How to build an OpenStack alternative: Step 5, adding metadata

This time we describe how virtual machines can get information about themselves like which ssh keys should have access to it.

The previous time we added a database to uncloud.

Motivation

If we were to start VMs without a metadata service, all of the VMs would be looking identical and would not be able to know, whom to allow access to it.

To customise a VM or to make it usable, we need to tell it who has access to it and potentially inject even more information.

Metadata service: how others do it

Enters the metadata service. OpenNebula solves this problem quite nicely by attaching a virtual cdrom to the VMs. That cdrom contains only one file, context.sh. This file contains information about

networking
ssh keys

OpenStack with cloud-init on the other side uses an HTTP based service that is found on the address http://169.254.169.254/.

Both schemes come with disadvantages that we don't want to replicate in uncloud:

In the opennebula case changing metadata information while the VM is running requires to create a new CDROM and if that one is still mounted, the VM might not get the up-to-date information. This is a bit of a theorethical case, as the metadata is rarely re-used after booting.

However changing the information provided in the context.sh inside the ISO always requires to generate a new ISO. While technical possible, not very elegant.

The OpenStack based approach has (from our point of view) a much bigger problem: it relies on IPv4. VMs running on uncloud primarily run IPv6 and should function without any IPv4 stack.

The motivation for using the 169.254.0.0/16 network is clear: it works without having an IP address management system in place.

Solving it the smart way

So it seems like the general approach of OpenStack/cloud-init is actually quite elegant, if it wasn't forcing IPv4.

In the IPv6 world, we always have link local addresses in the fe80::/10 network. Should we just replace the OpenStack approach with IPv6?

We don't think so, it has the same argument in favor for IPv4 networks that we have in favor for IPv6 networks.

Instead, we suggest to add a simple change to the OpenStack approach: Use http://metadata instead of using an IP address.

http://metadata

So how should this work and why is this better than using http://169.254.169.254/?

Using a name, it doesn't matter whether the VM is on an IPv4 ore IPv6 network.

Using just the hostname, not an FQDN (i.e. metadata.example.com) makes it portable.

The name can be resolved via various methods:

uncloud: it will be delivered by DNS
openstack: either via DNS (like uncloud) or if there is no IPAM, it can be statically set in /etc/hosts

In the DNS resolving case, this actually gets even more interesting, because we can use the DNS search path. So while the client tries to resolve the hostname metadata, the underlying resolver library will also look for metadata.example.com, if example.com is in the search path.

uncloud implementation

In uncloud we have implemented a sample metadata service.

However IPAM (i.e. router advertisements) and DNS servers are not part of uncloud and can be used from the regular system infrastructure.
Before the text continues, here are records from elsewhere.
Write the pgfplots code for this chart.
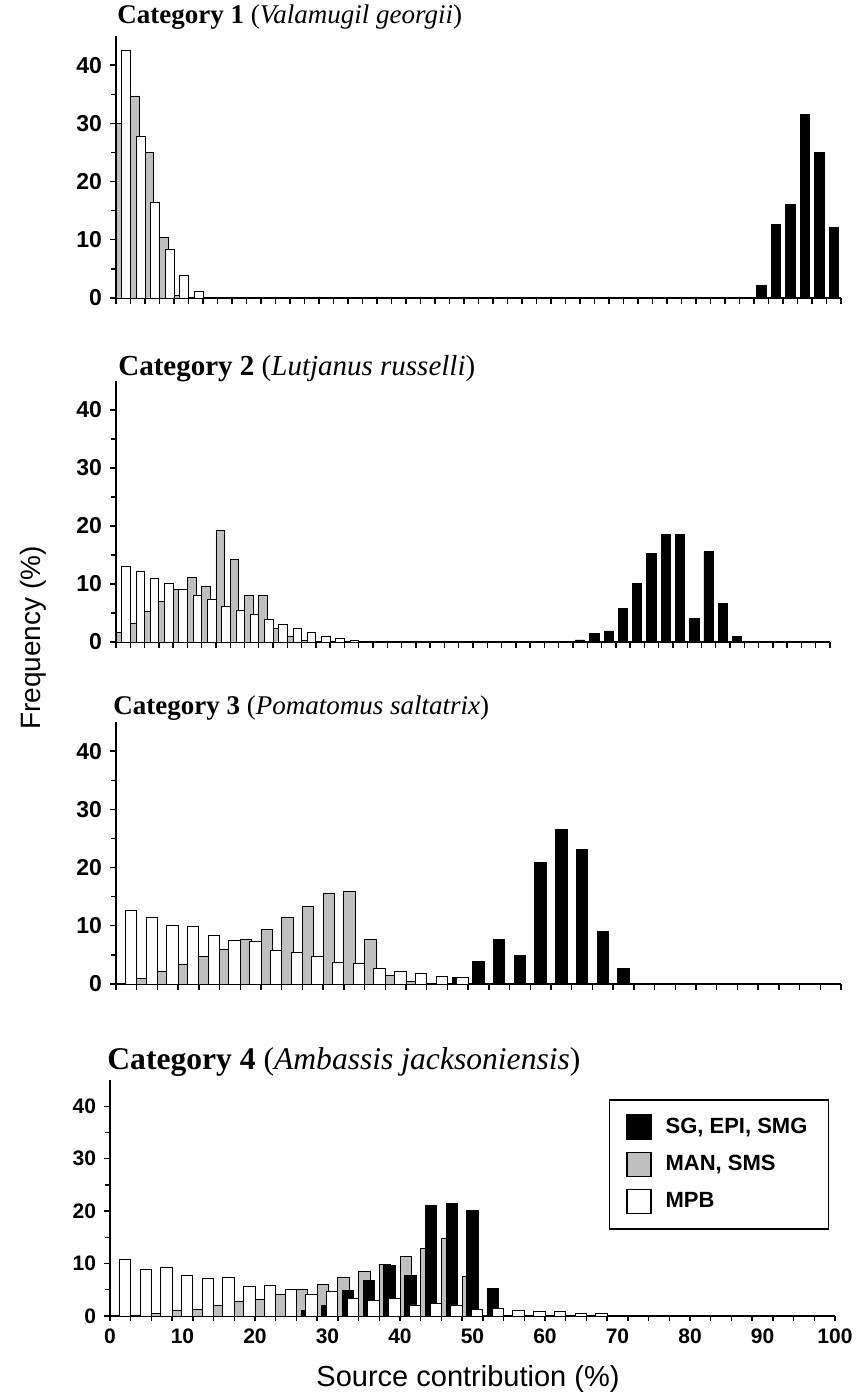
\documentclass[border=0pt]{standalone}
\usepackage{fontspec}
\setmainfont{Liberation Sans}
\newfontfamily\serif{Liberation Serif}
\usepackage{pgfplots}
\pgfplotsset{compat=1.18}
\definecolor{mygray}{rgb}{0.75,0.75,0.75}
\pgfplotsset{
  panel/.style={scale only axis, xmin=0, xmax=100, ymin=0, ymax=45,
    axis lines=left, axis line style={-, line width=0.9pt, black},
    ytick={0,10,20,30,40}, minor ytick={5,15,25,35},
    tick align=outside, major tick length=3pt, minor tick length=2.5pt,
    every tick/.style={line width=0.7pt, black},
    yticklabel style={font=\bfseries\fontsize{11.5}{13}\selectfont, xshift=-0.5pt},
    /pgf/number format/assume math mode=true, clip=false},
  gbar/.style={ybar, fill=mygray, draw=black, line width=0.45pt},
  kbar/.style={ybar, fill=black, draw=black, line width=0.45pt},
  wbar/.style={ybar, fill=white, draw=black, line width=0.45pt},
}
\begin{document}
\begin{tikzpicture}
\path[use as bounding box] (0,0) rectangle (430.5pt,697pt);

% ---------- Panel 1
\node[anchor=base west, inner sep=0] at (58.5pt,685pt) {\serif\fontsize{13.5}{16}\selectfont\textbf{Category 1} (\textit{Valamugil georgii})};
\begin{axis}[panel, at={(58pt,548pt)}, anchor=south west, width=362.5pt, height=131pt,
  xtick={0,2,...,100}, xticklabels={}]
\addplot[gbar, bar width=1.2, bar shift=-0.4] coordinates {(1,30.0)(3,34.7)(5,25.0)(7,10.4)(9,0.5)};
\addplot[kbar, bar width=1.3, bar shift=0] coordinates {(89,2.2)(91,12.6)(93,16.0)(95,31.5)(97,25.0)(99,12.1)};
\addplot[wbar, bar width=1.2, bar shift=0.4] coordinates {(1,42.6)(3,27.8)(5,16.4)(7,8.3)(9,3.8)(11,1.1)};
\end{axis}

% ---------- Panel 2
\node[anchor=base west, inner sep=0] at (59pt,509pt) {\serif\fontsize{14.5}{16}\selectfont\textbf{Category 2} (\textit{Lutjanus russelli})};
\begin{axis}[panel, at={(58pt,376pt)}, anchor=south west, width=357pt, height=130.5pt,
  xtick={0,2,...,100}, xticklabels={}]
\addplot[gbar, bar width=1.2, bar shift=-0.4] coordinates {(1,1.7)(3,3.2)(5,5.2)(7,7.0)(9,9.0)(11,11.2)(13,9.6)(15,19.3)(17,14.2)(19,8.1)(21,8.1)(23,2.3)(25,1.0)(27,0.3)};
\addplot[kbar, bar width=1.3, bar shift=0] coordinates {(65,0.35)(67,1.4)(69,1.9)(71,5.8)(73,10.1)(75,15.3)(77,18.6)(79,18.6)(81,4.1)(83,15.6)(85,6.7)(87,0.9)};
\addplot[wbar, bar width=1.2, bar shift=0.4] coordinates {(1,13.0)(3,12.1)(5,10.9)(7,10.1)(9,9.0)(11,8.1)(13,7.4)(15,6.2)(17,5.5)(19,4.7)(21,3.9)(23,3.0)(25,2.3)(27,1.6)(29,1.0)(31,0.6)(33,0.3)(35,0.1)};
\end{axis}

% ---------- Panel 3
\node[anchor=base west, inner sep=0] at (56.5pt,339.5pt) {\serif\fontsize{13.5}{16}\selectfont\textbf{Category 3} (\textit{Pomatomus saltatrix})};
\begin{axis}[panel, at={(58pt,205pt)}, anchor=south west, width=362.5pt, height=131pt,
  xtick={0,2.857143,5.714286,8.571429,11.428571,14.285714,17.142857,20,22.857143,25.714286,28.571429,31.428571,34.285714,37.142857,40,42.857143,45.714286,48.571429,51.428571,54.285714,57.142857,60,62.857143,65.714286,68.571429,71.428571,74.285714,77.142857,80,82.857143,85.714286,88.571429,91.428571,94.285714,97.142857,100},
  xticklabels={}]
\addplot[gbar, bar width=1.571, bar shift=-0.643] coordinates {(4.286,1.0)(7.143,2.1)(10.0,3.3)(12.857,4.7)(15.714,5.9)(18.571,7.7)(21.429,9.4)(24.286,11.4)(27.143,13.4)(30.0,15.5)(32.857,15.9)(35.714,7.7)(38.571,1.5)(41.429,0.4)};
\addplot[kbar, bar width=1.571, bar shift=0] coordinates {(47.143,1.1)(50.0,3.8)(52.857,7.7)(55.714,4.9)(58.571,20.8)(61.429,26.6)(64.286,23.1)(67.143,9.0)(70.0,2.6)};
\addplot[wbar, bar width=1.571, bar shift=0.643] coordinates {(1.429,12.7)(4.286,11.4)(7.143,10.1)(10.0,9.9)(12.857,8.3)(15.714,7.4)(18.571,7.3)(21.429,5.7)(24.286,5.4)(27.143,4.8)(30.0,3.7)(32.857,3.5)(35.714,2.7)(38.571,2.1)(41.429,1.8)(44.286,1.3)(47.143,1.1)};
\end{axis}

% ---------- Panel 4
\node[anchor=base west, inner sep=0] at (53.5pt,162pt) {\serif\fontsize{15.8}{18}\selectfont\textbf{Category 4} (\textit{Ambassis jacksoniensis})};
\begin{axis}[panel, at={(55pt,39pt)}, anchor=south west, width=362.5pt, height=118pt,
  xtick={0,10,...,100},
  major x tick style={draw=none},
  yticklabel style={font=\bfseries\fontsize{10.5}{12}\selectfont},
  xticklabel style={font=\bfseries\fontsize{10.5}{12}\selectfont},
  minor xtick={0,2.857143,5.714286,8.571429,11.428571,14.285714,17.142857,20,22.857143,25.714286,28.571429,31.428571,34.285714,37.142857,40,42.857143,45.714286,48.571429,51.428571,54.285714,57.142857,60,62.857143,65.714286,68.571429,71.428571,74.285714,77.142857,80,82.857143,85.714286,88.571429,91.428571,94.285714,97.142857,100},
  minor x tick style={line width=0.7pt, black},
  legend image code/.code={\draw[#1, draw=black, line width=0.6pt] (0pt,-6pt) rectangle (12pt,6pt);},
  legend style={at={(0.992,0.919)}, anchor=north east, draw=black, line width=0.8pt,
    font=\bfseries\fontsize{11}{13}\selectfont, row sep=5.5pt, column sep=5pt,
    inner xsep=8.5pt, inner ysep=7pt},
  legend cell align=left]
\addlegendimage{fill=black}\addlegendentry{SG, EPI, SMG}
\addlegendimage{fill=mygray}\addlegendentry{MAN, SMS}
\addlegendimage{fill=white}\addlegendentry{MPB}
\addplot[gbar, bar width=1.571, bar shift=-0.643, forget plot] coordinates {(4.286,0.2)(7.143,0.5)(10.0,1.0)(12.857,1.3)(15.714,2.0)(18.571,2.7)(21.429,3.2)(24.286,4.2)(27.143,5.0)(30.0,6.1)(32.857,7.3)(35.714,8.4)(38.571,9.9)(41.429,11.3)(44.286,12.9)(47.143,14.7)(50.0,7.6)};
\addplot[kbar, bar width=1.571, bar shift=0, forget plot] coordinates {(27.143,1.1)(30.0,2.0)(32.857,4.8)(35.714,6.7)(38.571,9.7)(41.429,7.8)(44.286,21.1)(47.143,21.5)(50.0,20.1)(52.857,5.2)};
\addplot[wbar, bar width=1.571, bar shift=0.643, forget plot] coordinates {(1.429,10.7)(4.286,8.9)(7.143,9.3)(10.0,7.8)(12.857,7.2)(15.714,7.3)(18.571,5.6)(21.429,5.9)(24.286,5.1)(27.143,4.1)(30.0,4.6)(32.857,3.4)(35.714,3.0)(38.571,3.3)(41.429,2.1)(44.286,2.4)(47.143,2.1)(50.0,1.3)(52.857,1.5)(55.714,1.0)(58.571,0.8)(61.429,0.9)(64.286,0.4)(67.143,0.4)(70.0,0.2)};
\end{axis}

% ---------- shared axis labels
\node[anchor=base] at (234pt,3.5pt) {\fontsize{14.5}{16}\selectfont Source contribution (\%)};
\node[anchor=base, rotate=90] at (20pt,378pt) {\fontsize{14}{16}\selectfont Frequency (\%)};
\end{tikzpicture}
\end{document}
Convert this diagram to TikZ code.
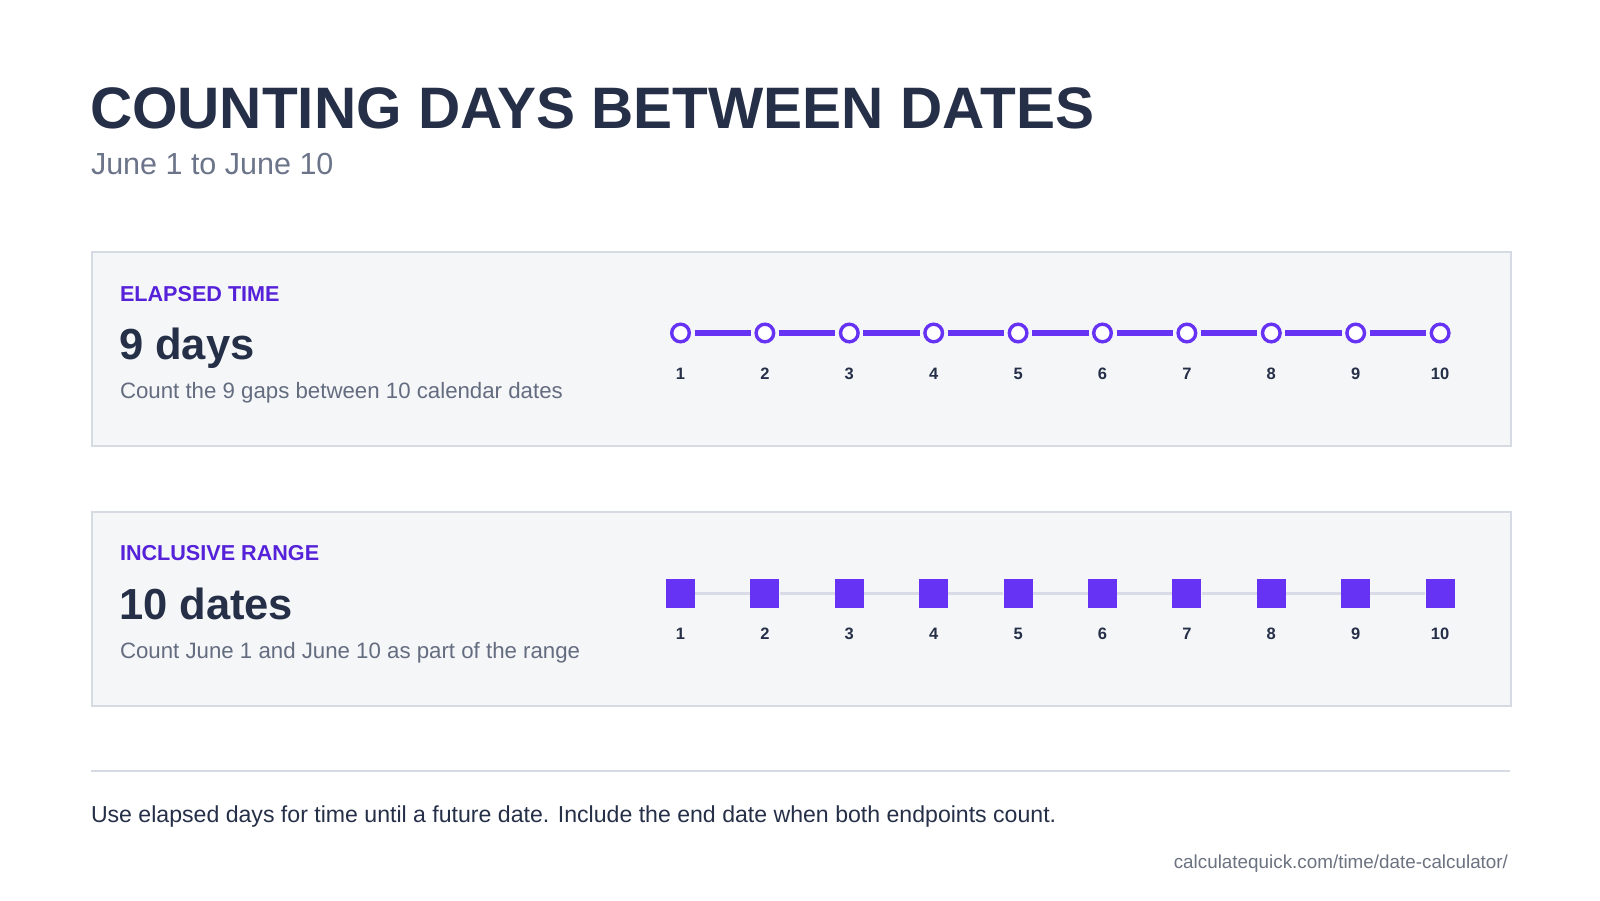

In one of the next versions we plan to include helpers that allow you to bootstrap IPAM and DNS easily.

Status

At this point uncloud can create VMs and the VMs can get the ssh keys that should have access from the metadata service.

With this latest add-on uncloud gets near the range of a usable prototype. A lot of things will probably need to be refactored in the future, but at the moment uncloud supports already:

creating VMs (using qemu)
securing the VM network (using nftables)
generating unique mac addresses (uncloud python code)
storing information in a distributed database (using pytho-etcd3 and etcd)
providing basic metadata inforamtion (uncloud python code)